1. A circuit breaker comprising:

a breaking mechanism portion breaking a circuit with a bimetal when a current with a predetermined value or more flows;

a terminal connected to a power supply side or a load side of the breaking mechanism portion;

a columnar shaped stud having an end surface fixed in a state contacting the terminal and connected to a power-supply-side line or a load-side line; and

a case accommodating the breaking mechanism portion, the terminal, and a portion of the stud,

wherein the stud includes a base portion accommodated in the case and a protruding portion protruding from the case, and

a cross-sectional area of the protruding portion is more than a cross-sectional area of the base portion.

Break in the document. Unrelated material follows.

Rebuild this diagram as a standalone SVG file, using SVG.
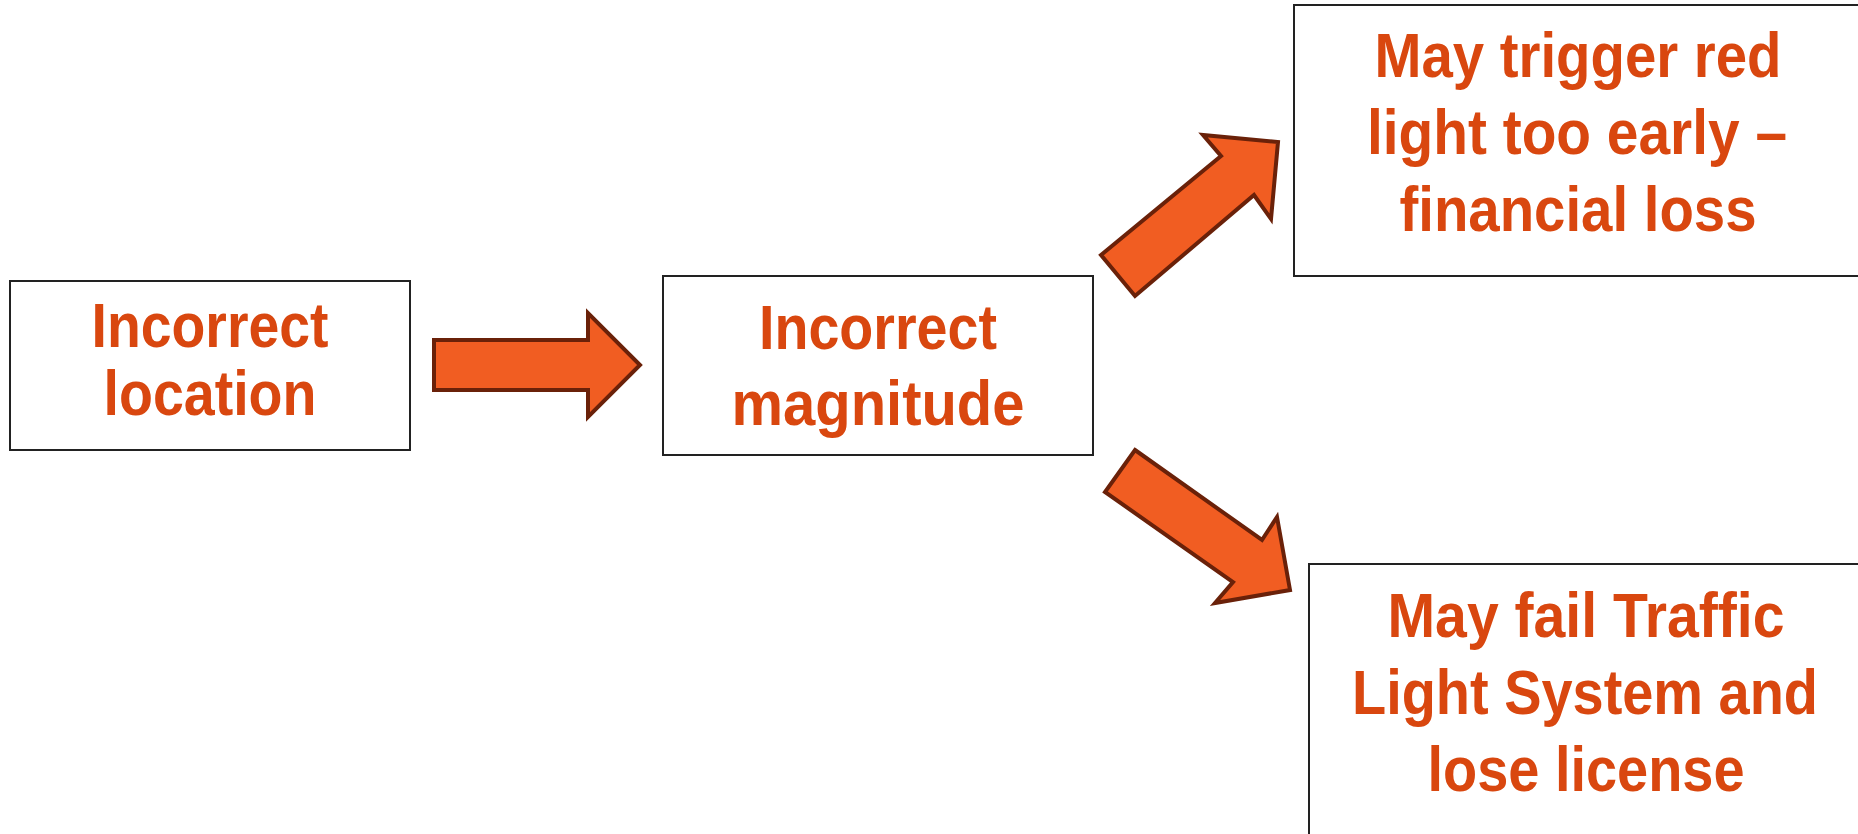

2. A circuit breaker according to claim 1, wherein the stud is formed by bonding a first member forming at least the base portion and made of a material with a relatively high thermal conductivity, and a second member connected to the first member and made of a material with a relatively low thermal conductivity.

3. A circuit breaker according to claim 2, wherein a bonding between the first member and the second member is one of soldering, diffusion bonding, or welding.

4. A circuit breaker according to claim 1, wherein the first member and the second member are connected to each other by fastening the first member with a fastening member fastening the terminal and the stud.